On Wednesday, Amy and I decided to venture out into the wild and see some trees. Here in California, seeing trees is an interesting enough prospect to occupy an entire afternoon. This is because California has some damned impressive trees; redwoods here can be 1000+ years old and 300 feet tall.
Our chosen place to see some trees was Muir Woods, a national park in Marin County. You reach Muir Woods by driving on a twisty, terrifying road which goes up and over Mount Tam. There are no guardrails, and there’s a precipitous drop on the side. We drove very, very slowly.
After arriving safely in Muir Woods, we first stopped to have a picnic. We brought a variety of cheeses (Tallegio, Brillat Savarin and Cambozola), some Italian salami, bubbly water, a pear, and a nice large piece of sourdough bread. You can’t picnic in the park, so we set up outside.
After the picnic, we entered the woods.
The park itself consists of an elevated boardwalk through the woods. Again, though, these are not just normal woods. Muir Woods is almost exclusively redwoods. I had never seen a redwood tree before, and again, they are quite impressive. You can stand at the bottom of one, look up, and see nothing but tree.
And redwoods aren’t just individually massive.
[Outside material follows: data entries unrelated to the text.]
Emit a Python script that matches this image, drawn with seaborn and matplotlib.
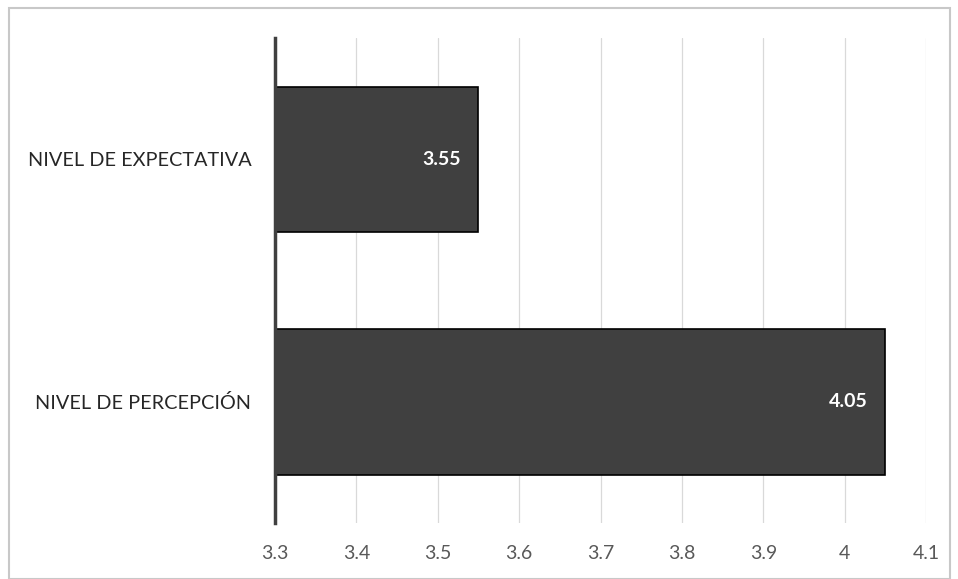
import matplotlib
matplotlib.use("Agg")
import matplotlib.pyplot as plt
import seaborn as sns
import pandas as pd
from matplotlib.patches import Rectangle

categories = ["NIVEL DE EXPECTATIVA", "NIVEL DE PERCEPCIÓN"]
values = [3.55, 4.05]
x_ticks = [3.3, 3.4, 3.5, 3.6, 3.7, 3.8, 3.9, 4.0, 4.1]
x_tick_labels = ["3.3", "3.4", "3.5", "3.6", "3.7", "3.8", "3.9", "4", "4.1"]

sns.set_style("white")
plt.rcParams['font.family'] = ['Lato', 'DejaVu Sans']

df = pd.DataFrame({"categoria": categories, "valor": values})

fig = plt.figure(figsize=(9.58, 5.79), dpi=100)
ax = fig.add_axes([0.287, 0.0967, 0.6797, 0.8373])

# bars start at the axis minimum (3.3), so plot the offset from there
df["largo"] = df["valor"] - 3.3
sns.barplot(data=df, y="categoria", x="largo", left=3.3, color="#404040",
            saturation=1, edgecolor="black", linewidth=1.2, width=0.6,
            orient="h", ax=ax, zorder=3)

ax.set_xlim(3.3, 4.1)
ax.set_ylim(1.5, -0.5)
ax.set_xticks(x_ticks)
ax.set_xticklabels(x_tick_labels)
ax.grid(True, axis="x", color="#d9d9d9", linewidth=0.9, zorder=0)
ax.set_axisbelow(True)

for s in ["top", "right", "bottom"]:
    ax.spines[s].set_visible(False)
ax.spines["left"].set_color("#404040")
ax.spines["left"].set_linewidth(2.5)
ax.spines["left"].set_zorder(4)

ax.tick_params(axis="x", length=0, pad=16, labelsize=14, labelcolor="#595959")
ax.tick_params(axis="y", length=0, pad=17, labelsize=14.3, labelcolor="#262626")
ax.set_xlabel("")
ax.set_ylabel("")

for i, v in enumerate(values):
    ax.text(v - 0.022, i, f"{v:.2f}", ha="right", va="center", color="white",
            fontsize=14, fontweight="bold", zorder=5)

fig.patches.append(Rectangle((0.0094, 0.0), 0.9823, 0.986, transform=fig.transFigure,
                             fill=False, edgecolor="#c8c8c8", linewidth=1.5))

fig.savefig("out.png", dpi=100)
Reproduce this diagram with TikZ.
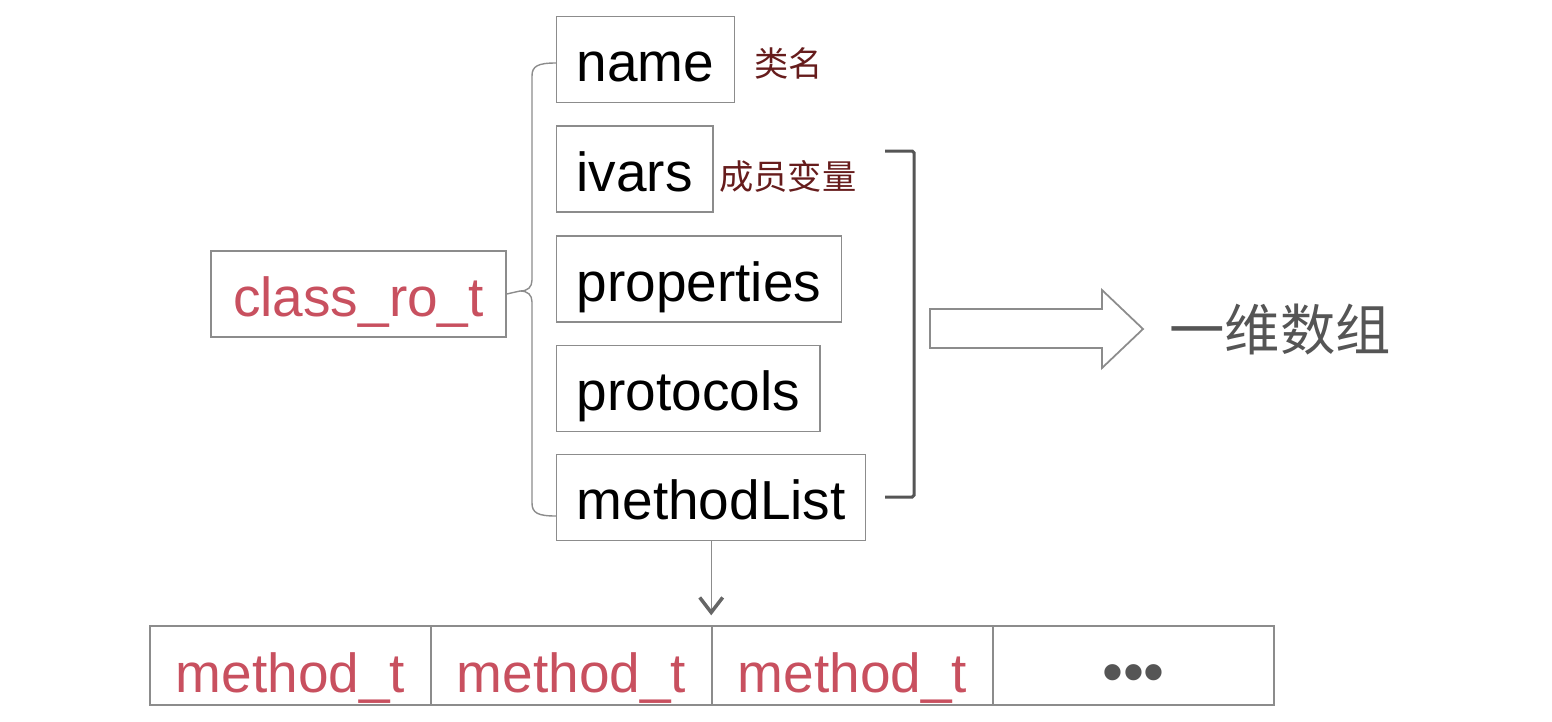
\documentclass[tikz,border=0pt]{standalone}
\usepackage{fontspec}
\setmainfont{Liberation Sans}
\newfontfamily\cjk{Noto Sans CJK SC}
\usetikzlibrary{arrows.meta}
\definecolor{boxgray}{HTML}{8C8C8C}
\definecolor{codered}{HTML}{C8505F}
\definecolor{notered}{HTML}{661C1C}
\definecolor{inkgray}{HTML}{555555}
\begin{document}
\begin{tikzpicture}[x=0.02cm, y=-0.02cm,
  field/.style={draw=boxgray, line width=0.8pt, anchor=west, minimum height=1.72cm, inner xsep=0.4cm, text height=0.92cm, text depth=0.04cm, font=\fontsize{31.3}{36}\selectfont},
  cell/.style={draw=boxgray, line width=0.8pt, minimum width=5.62cm, minimum height=1.58cm, inner ysep=0.15cm, text height=1.18cm, text depth=0.1cm, text=codered, font=\fontsize{31.3}{36}\selectfont},
  note/.style={anchor=west, inner sep=0pt, text=notered, font=\cjk\fontsize{19.5}{22}\selectfont},
  link/.style={draw=boxgray, line width=0.8pt}]
\useasboundingbox (0,0) rectangle (1552,721);
% class_ro_t and its fields
\node[field, anchor=center, minimum width=5.9cm, text=codered] (cls) at (358.5,294) {class\_ro\_t};
\node[field] (name) at (556,59.5) {name};
\node[field] (ivars) at (556,169) {ivars};
\node[field] (props) at (556,279) {properties};
\node[field] (protos) at (556,388.5) {protocols};
\node[field] (mlist) at (556,497.5) {methodList};
\node[note] (namenote) at (754,63) {类名};
\node[note] (ivarnote) at (719,176) {成员变量};
% brace
\coordinate (tip) at (520,291);
\coordinate (btop) at (556,63);
\coordinate (bbot) at (556,516);
\draw[link] (cls.east) -- (tip);
\draw[link] (btop) .. controls (538,63) and (532,66) .. (532,76) -- (532,280)
  .. controls (532,287) and (528,291) .. (tip)
  .. controls (528,291) and (532,295) .. (532,302) -- (532,503)
  .. controls (532,513) and (538,516) .. (bbot);
% bracket and hollow arrow
\draw[draw=inkgray, line width=1.7pt, rounded corners=1pt] (885,151) -- (914,151) -- (914,497) -- (885,497);
\draw[link, line width=1pt] (930,309) -- (1102,309) -- (1102,290) -- (1143,329) -- (1102,368) -- (1102,348) -- (930,348) -- cycle;
\node[anchor=west, inner sep=0pt, text=inkgray, font=\cjk\fontsize{31.5}{36}\selectfont] (arr) at (1169,330) {一维数组};
% method_t list
\node[cell] (c1) at (290.5,665.5) {method\_t};
\node[cell] (c2) at (571.5,665.5) {method\_t};
\node[cell] (c3) at (852.5,665.5) {method\_t};
\node[cell, text=inkgray, font=\fontsize{34}{40}\selectfont] (c4) at (1133.5,665.5) {•••};
\draw[link, -{Straight Barb[length=0.3cm, width=0.46cm, line width=2pt, color=inkgray!90]}, shorten >=0.2cm] (mlist.south) -- (mlist.south |- c2.north);
\end{tikzpicture}
\end{document}
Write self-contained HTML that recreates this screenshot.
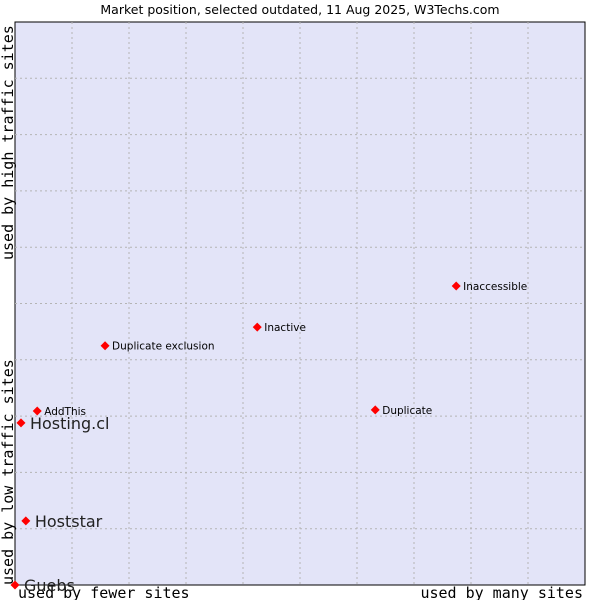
<!DOCTYPE html>
<html><head><meta charset="utf-8"><style>
body{margin:0;background:#fff;}
svg text{font-family:"DejaVu Sans","Liberation Sans",sans-serif;}
.mono{font-family:"DejaVu Sans Mono","Liberation Mono",monospace;}
</style></head><body>
<svg id="chart" width="600" height="600" xmlns="http://www.w3.org/2000/svg">
<text x="300" y="14" font-size="12.5" text-anchor="middle" fill="#000">Market position, selected outdated, 11 Aug 2025, W3Techs.com</text>
<rect x="15" y="22" width="570" height="563" fill="#e3e4f8" stroke="#000" stroke-width="1"/>
<g id="grid"></g>
<text class="mono" x="18" y="598" font-size="15">used by fewer sites</text>
<text class="mono" x="583" y="598" font-size="15" text-anchor="end">used by many sites</text>
<text class="mono" transform="translate(13,260) rotate(-90)" font-size="15">used by high traffic sites</text>
<text class="mono" transform="translate(13,585) rotate(-90)" font-size="15">used by low traffic sites</text>
<g id="points"></g>
</svg>
<script>
const names=["Guebs","Hoststar","Hosting.cl","AddThis","Duplicate exclusion","Inactive","Duplicate","Inaccessible"];
const xValues=[0,1.9,1.05,3.9,15.8,42.5,63.2,77.4];
const yValues=[0,11.4,28.8,30.9,42.5,45.8,31.1,53.1];
const highlighted=[true,true,true,false,false,false,false,false];
const NS="http://www.w3.org/2000/svg";
const X0=15,X1=585,Y0=585,Y1=22;
const xs=v=>X0+v/100*(X1-X0);
const ys=v=>Y0-v/100*(Y0-Y1);
const grid=document.getElementById('grid');
for(let i=1;i<10;i++){
 let l=document.createElementNS(NS,'line');
 
 
 l.setAttribute('x1',xs(i*10));l.setAttribute('x2',xs(i*10));l.setAttribute('y1',Y1);l.setAttribute('y2',Y0);
 l.setAttribute('stroke','#b4b4b4');l.setAttribute('stroke-dasharray','2,3');grid.appendChild(l);
 let h=document.createElementNS(NS,'line');
 
 
 h.setAttribute('x1',X0);h.setAttribute('x2',X1);h.setAttribute('y1',ys(i*10));h.setAttribute('y2',ys(i*10));
 h.setAttribute('stroke','#b4b4b4');h.setAttribute('stroke-dasharray','2,3');grid.appendChild(h);
}
const pts=document.getElementById('points');
names.forEach((n,i)=>{
 const cx=xs(xValues[i]),cy=ys(yValues[i]);
 const g=document.createElementNS(NS,'g');
 
 
 const d=document.createElementNS(NS,'polygon');
 
 
 d.setAttribute('points',`${cx},${cy-4.5} ${cx+4.5},${cy} ${cx},${cy+4.5} ${cx-4.5},${cy}`);
 d.setAttribute('fill','#ff0000');g.appendChild(d);
 const t=document.createElementNS(NS,'text');
 
 
 const big=highlighted[i];
 t.setAttribute('x',cx+(big?9:7));t.setAttribute('y',cy+(big?6:4));
 t.setAttribute('font-size',big?16:10.5);t.setAttribute('fill',big?'#222':'#000');
 t.textContent=n;g.appendChild(t);
 pts.appendChild(g);
});
</script>
</body></html>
They also grow so close together and send out so many branches that the literally block out the sun, preventing pretty much anything else from growing around them. Add to this the fact that their bark is up to a foot thick–thick enough to stop bugs from getting in to eat the trees–and when you walk around a bunch of redwoods, you see redwoods and very little else. There was almost no other foliage, no bugs, and no birds.
What there was was a lot of light filtering majestically through the trees at pleasing, slanty angles, which we duly photographed.
Time was, you could drive through giant redwood trees, which had been hollowed out for that purpose. Now, you can only stand inside them, which we did plenty of.
The woods also featured some comical signs, such as this one about “Chipmunkiosis.” It’s good to know that the US Forest Service has a sense of humor.
After our walk through the woods, we stopped at the park’s cafe. Normally, you’d expect this to have some mediocre chicken fingers, burgers, etc. This being California, though, the cafe was a little farm to table restaurant, complete with locally-sourced salads and pastries, reclaimed redwood furniture, and a preachy sign about how they don’t sell bottled water. We had some (corn syrup free) sodas and a delicious brownie, and read our books.
Muir Woods was a lot of fun, but there’s one big reason we won’t be coming back soon. They don’t allow dogs! Jack and Max would love the opportunity to “mark” some redwoods, but I guess we’ll have to look elsewhere!